Question

What is the maximum number of electrons in a \[3p\] subshell?

Answer 1

Hint: You must know the concept of Pauli exclusion principle as more than two electrons may not inhabit the same orbital and To answer this question, we need to figure how many sets of lobes are present in the given subshell.

Complete answer:
The subshell of $p$ will always have $3$ orbitals and a maximum of $2$ electrons each orbital can accommodate. Therefore, the p subshell can accommodate a maximum of 6 electrons. So, \[Xe\] will also have 6 electrons which belong to the subshell of $3p$.
By having "3" before the subshell-'p' we don’t want to do anything because it represents only the number of shells.

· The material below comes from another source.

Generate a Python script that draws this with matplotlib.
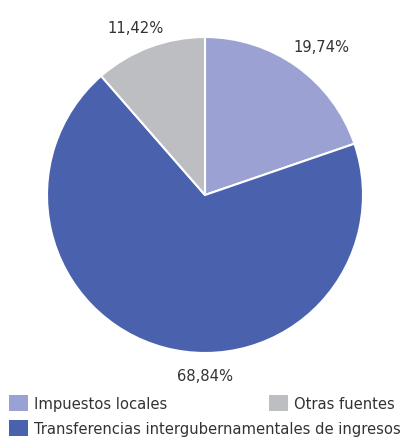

Now coming to the p subshell which contains three orbitals that are px, py, pz due to its shape, representing p orbitals arranged in three dimensions. Now as we know that maximum of $2$ electrons each orbital can contain so there will be a $6$ electron totally in the subshell of p. which is $\left( {2 \times 3} \right) = 6$ electrons in p subshell.
Therefore $6$ electrons can fit in the orbital of $3p$.
But as you know that in a text book in any given shell is given by $2{n^2}$, that can fit a maximum of the electron. It would mean in the first shell, $2$ electrons could fit. In the second shell, $8$ electrons could fit. In the third shell, $18$ electrons can fit. In the fourth shell, $32$ electrons can fit. As I said before in the first orbital the maximum number of orbital is $2$. Surely, they are the same.

Note:
There are three sets of lobes in the subshell of $3p$that each carries two electrons.
By the Pauli exclusion principle.
Within an atom, no two electrons may have the same n, l, ml, or ms. Therefore more than two electrons may not inhabit the same orbital.